The consortium acquired the airline while agreeing with Airbus to acquire 53 aircraft. According to the IGF audit, Atlantic Gateway and TAP entered into an agreement with Airbus, and the guarantee obliged the Portuguese carrier to buy the aircraft. “In other words [...] TAP was purchased with TAP’s own money but in a legal manner, using a scheme that allowed circumvention of the country’s commercial company code [Código das Sociedades Comerciais],” the channel reported.

In 2015, the consortium initiated a comprehensive fleet renewal of TAP by ordering 53 Airbus jets including A330-900N widebodies and A320-200N and A321-200N narrowbodies. In 2022, the country's public prosecution service launched an audit on the acquisition of the planes on the suspicion that the company's management paid more for them than its competitors.

The then-Portuguese prime and finance ministers, Pedro Passos Coelho and Maria Luís Albuquerque, assisted in formulating the strategy to privatise TAP Air Portugal, and the IGF concluded that the latest findings should be communicated to the country’s public prosecutor's office for investigation. However, the current prime minister of Portugal, Luís Montenegro, said the IGF’s audit did not make any new or important discoveries.

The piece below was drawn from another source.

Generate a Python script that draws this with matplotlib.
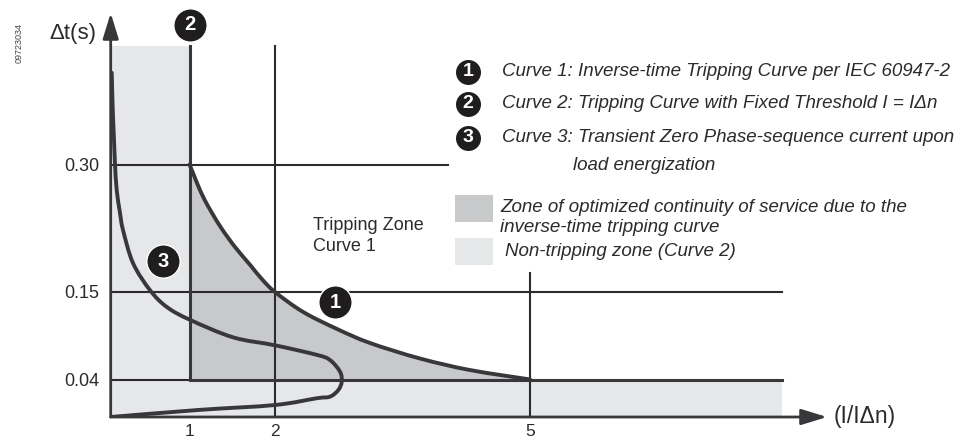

In 2023, Neeleman, founder of US carriers JetBlue Airways and Breeze Airways and Brazi’s Azul Linhas Aéreas Brasileiras, wrote in an opinion article in the Portuguese newspaper Expresso that it was “completely absurd to say that TAP shares were bought with Airbus funds or with TAP’s future cash flows,” as has been alleged, adding that the carrier exclusively used funds from the deal to pay salaries and for its cash needs, Reuters reported.

Neither TAP Air Portugal nor David Neeleman were immediately available for comment.

Portugal bought David Neeleman’s stake in TAP in 2020. However, the current Portuguese government is eyeing a potential new privatisation with Air France-KLM, Lufthansa Group, and IAG International Airlines Group all reportedly interested in the carrier.